The Supreme Court found error at all three prior levels. The student loan discharge rules are “self-executing,” meaning that the bankruptcy court must make the finding of undue hardship only after an adversarial proceeding, whether or not requested by the creditor. But the Court also held that failure to follow the procedure was legal error, but the confirmation order was binding because USA Funds had adequate notice and failed to object or appeal within the required time limits. Thus the District Court erred in reversing the bankruptcy court on due process grounds and the Ninth Circuit also erred in its holding that a bankruptcy court must confirm a plan proposing discharge of a student loan debt without the finding of undue hardship in an adversarial proceeding unless the creditor makes a timely objection. Remember, the undue hardship and adversarial proceedings are “self-executing,” and the bankruptcy court should have followed the procedure with or without object of the creditor.
So although Espinosa prevailed and had his loans discharged without the finding of undue hardship after an adversarial proceeding, the effect of this ruling is extremely limited.

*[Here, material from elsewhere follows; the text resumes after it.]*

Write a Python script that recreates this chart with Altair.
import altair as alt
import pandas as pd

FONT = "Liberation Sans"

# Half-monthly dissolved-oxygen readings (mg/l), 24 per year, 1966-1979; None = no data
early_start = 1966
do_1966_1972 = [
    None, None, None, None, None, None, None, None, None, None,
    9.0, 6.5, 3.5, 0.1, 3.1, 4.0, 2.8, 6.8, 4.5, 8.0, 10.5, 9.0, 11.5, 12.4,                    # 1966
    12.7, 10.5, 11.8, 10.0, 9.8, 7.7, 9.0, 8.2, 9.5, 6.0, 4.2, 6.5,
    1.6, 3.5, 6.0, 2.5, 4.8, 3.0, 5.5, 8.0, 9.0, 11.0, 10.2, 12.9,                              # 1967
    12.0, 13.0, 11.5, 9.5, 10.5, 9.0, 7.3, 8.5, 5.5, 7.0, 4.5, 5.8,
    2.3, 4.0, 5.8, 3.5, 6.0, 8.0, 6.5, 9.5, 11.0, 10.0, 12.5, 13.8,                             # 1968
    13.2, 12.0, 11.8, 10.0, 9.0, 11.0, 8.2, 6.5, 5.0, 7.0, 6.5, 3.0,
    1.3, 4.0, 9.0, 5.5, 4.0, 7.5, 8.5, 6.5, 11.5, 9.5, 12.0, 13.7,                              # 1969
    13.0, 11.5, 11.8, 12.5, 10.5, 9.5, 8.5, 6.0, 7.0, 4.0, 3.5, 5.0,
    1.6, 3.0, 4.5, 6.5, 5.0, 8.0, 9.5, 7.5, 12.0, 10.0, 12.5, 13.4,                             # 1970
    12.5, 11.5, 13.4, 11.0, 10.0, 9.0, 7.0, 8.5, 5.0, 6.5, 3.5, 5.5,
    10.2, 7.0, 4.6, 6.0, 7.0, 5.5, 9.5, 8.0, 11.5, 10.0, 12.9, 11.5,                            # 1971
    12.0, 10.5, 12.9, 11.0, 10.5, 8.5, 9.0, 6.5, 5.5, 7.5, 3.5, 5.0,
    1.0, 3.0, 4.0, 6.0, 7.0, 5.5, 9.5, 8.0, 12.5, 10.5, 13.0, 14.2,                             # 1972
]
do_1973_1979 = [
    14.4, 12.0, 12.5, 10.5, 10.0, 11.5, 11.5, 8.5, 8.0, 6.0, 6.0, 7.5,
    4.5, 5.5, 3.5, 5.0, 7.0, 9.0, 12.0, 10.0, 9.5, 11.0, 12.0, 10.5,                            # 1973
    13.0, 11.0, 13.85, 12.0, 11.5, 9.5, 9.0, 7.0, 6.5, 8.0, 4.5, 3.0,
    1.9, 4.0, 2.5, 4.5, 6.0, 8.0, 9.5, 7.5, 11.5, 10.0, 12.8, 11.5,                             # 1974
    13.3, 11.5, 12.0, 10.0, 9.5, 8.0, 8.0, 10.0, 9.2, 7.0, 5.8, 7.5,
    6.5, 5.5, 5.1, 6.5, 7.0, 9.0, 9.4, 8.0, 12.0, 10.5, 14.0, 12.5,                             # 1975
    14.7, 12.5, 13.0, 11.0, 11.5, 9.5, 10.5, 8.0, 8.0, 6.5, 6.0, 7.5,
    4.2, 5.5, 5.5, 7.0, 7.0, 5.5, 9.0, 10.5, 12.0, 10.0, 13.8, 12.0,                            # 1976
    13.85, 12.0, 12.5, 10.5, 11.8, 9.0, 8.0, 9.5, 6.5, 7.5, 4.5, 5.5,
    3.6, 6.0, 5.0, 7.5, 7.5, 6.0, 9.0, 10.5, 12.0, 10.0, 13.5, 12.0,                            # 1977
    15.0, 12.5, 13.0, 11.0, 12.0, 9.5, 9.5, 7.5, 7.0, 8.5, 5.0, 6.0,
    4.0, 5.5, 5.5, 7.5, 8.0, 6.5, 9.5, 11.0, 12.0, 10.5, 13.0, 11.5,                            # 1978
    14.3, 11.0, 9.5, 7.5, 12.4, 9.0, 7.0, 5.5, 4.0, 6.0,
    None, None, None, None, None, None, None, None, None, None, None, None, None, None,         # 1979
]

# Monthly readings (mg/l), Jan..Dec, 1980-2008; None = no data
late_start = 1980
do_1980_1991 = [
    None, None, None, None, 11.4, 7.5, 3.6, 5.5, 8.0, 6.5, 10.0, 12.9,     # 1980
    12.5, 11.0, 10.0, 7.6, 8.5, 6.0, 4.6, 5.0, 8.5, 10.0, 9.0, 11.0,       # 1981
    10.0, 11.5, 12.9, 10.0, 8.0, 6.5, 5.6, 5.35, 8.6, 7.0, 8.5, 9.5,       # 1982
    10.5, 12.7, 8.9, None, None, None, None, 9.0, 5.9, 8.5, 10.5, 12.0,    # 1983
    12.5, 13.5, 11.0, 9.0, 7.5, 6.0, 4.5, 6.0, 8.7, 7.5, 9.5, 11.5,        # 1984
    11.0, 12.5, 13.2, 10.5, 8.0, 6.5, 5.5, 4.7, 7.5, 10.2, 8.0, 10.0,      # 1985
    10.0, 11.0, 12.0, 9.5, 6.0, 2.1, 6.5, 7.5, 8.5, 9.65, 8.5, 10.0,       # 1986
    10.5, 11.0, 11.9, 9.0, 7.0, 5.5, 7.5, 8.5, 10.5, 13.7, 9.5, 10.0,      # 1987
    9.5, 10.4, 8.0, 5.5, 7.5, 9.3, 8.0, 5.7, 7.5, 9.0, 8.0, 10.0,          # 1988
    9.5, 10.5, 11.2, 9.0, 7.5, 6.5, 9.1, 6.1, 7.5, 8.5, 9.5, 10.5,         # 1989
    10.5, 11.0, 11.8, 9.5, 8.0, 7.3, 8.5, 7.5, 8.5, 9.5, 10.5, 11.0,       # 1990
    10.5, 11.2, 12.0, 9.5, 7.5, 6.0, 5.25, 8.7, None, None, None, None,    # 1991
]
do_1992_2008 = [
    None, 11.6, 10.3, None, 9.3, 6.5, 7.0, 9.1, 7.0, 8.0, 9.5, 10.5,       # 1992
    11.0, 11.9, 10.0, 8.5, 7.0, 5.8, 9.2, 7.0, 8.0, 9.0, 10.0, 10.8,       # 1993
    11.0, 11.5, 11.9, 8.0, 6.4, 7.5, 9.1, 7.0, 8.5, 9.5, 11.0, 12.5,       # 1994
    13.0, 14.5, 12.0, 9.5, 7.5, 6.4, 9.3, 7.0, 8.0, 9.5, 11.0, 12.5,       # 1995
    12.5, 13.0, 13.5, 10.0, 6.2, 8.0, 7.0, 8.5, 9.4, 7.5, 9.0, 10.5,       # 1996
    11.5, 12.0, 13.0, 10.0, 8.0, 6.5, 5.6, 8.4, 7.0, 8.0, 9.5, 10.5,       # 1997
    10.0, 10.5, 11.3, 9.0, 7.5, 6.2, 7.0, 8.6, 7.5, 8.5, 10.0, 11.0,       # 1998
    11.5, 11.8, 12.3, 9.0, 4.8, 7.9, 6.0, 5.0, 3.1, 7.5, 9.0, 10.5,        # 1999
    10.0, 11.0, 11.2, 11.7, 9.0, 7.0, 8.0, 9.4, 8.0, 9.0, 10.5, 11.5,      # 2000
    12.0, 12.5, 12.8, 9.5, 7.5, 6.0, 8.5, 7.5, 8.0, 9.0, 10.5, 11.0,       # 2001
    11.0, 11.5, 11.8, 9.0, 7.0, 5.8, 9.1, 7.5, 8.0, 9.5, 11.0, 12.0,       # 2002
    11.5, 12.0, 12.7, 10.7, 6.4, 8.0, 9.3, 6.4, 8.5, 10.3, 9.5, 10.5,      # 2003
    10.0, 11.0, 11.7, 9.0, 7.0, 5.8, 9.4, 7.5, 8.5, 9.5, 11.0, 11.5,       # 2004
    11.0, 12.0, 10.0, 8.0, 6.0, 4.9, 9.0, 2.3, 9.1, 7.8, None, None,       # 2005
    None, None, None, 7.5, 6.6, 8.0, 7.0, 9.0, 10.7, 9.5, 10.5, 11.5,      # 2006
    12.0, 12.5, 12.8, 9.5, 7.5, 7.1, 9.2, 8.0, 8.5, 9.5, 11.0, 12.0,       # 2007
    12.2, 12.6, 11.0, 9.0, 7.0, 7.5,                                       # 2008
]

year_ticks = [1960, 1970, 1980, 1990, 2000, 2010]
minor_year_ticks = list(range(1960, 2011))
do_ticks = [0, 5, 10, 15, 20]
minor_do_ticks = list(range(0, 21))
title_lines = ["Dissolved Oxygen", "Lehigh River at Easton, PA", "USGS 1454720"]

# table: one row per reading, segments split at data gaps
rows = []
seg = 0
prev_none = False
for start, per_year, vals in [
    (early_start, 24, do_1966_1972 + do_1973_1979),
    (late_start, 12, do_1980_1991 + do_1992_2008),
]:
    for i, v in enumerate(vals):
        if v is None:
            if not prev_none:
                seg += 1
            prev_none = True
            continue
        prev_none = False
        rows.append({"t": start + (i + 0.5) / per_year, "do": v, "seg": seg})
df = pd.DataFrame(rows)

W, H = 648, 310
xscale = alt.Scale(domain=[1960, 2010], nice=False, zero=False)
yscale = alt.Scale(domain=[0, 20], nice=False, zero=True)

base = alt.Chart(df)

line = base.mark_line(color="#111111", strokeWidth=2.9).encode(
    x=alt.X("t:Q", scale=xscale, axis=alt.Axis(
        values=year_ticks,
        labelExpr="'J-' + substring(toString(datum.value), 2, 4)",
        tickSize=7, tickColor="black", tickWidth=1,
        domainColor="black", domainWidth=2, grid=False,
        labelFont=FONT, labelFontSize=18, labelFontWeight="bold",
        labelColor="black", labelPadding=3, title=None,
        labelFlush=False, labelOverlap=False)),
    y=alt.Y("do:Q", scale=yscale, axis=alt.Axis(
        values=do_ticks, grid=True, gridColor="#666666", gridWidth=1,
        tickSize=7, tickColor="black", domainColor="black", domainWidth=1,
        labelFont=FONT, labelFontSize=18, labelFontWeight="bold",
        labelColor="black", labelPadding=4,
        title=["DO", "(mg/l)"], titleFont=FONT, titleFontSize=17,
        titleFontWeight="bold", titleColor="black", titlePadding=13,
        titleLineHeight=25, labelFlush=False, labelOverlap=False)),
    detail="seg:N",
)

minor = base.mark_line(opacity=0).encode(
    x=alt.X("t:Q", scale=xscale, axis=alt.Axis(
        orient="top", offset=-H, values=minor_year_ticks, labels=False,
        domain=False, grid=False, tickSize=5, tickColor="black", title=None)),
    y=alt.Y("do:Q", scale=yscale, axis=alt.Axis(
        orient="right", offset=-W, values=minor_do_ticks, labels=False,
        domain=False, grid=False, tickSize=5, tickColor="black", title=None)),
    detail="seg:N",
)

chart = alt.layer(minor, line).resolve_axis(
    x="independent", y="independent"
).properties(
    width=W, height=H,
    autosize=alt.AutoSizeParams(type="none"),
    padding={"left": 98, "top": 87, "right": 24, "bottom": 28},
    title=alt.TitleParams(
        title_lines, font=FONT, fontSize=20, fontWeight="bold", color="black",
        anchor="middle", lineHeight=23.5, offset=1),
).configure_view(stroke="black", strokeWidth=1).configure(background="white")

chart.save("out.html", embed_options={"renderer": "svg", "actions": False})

The bankruptcy court should have required the adversarial proceeding, but USA Funds did not object or appeal this legal error within the time limits allowed. There was no due process violation because USA Funds had actual notice of both the proceeding and the plan for discharge.
It is highly unlikely that this decision will serve as a basis for discharge of additional debtors student loans without the finding of undue hardship after an adversarial proceeding.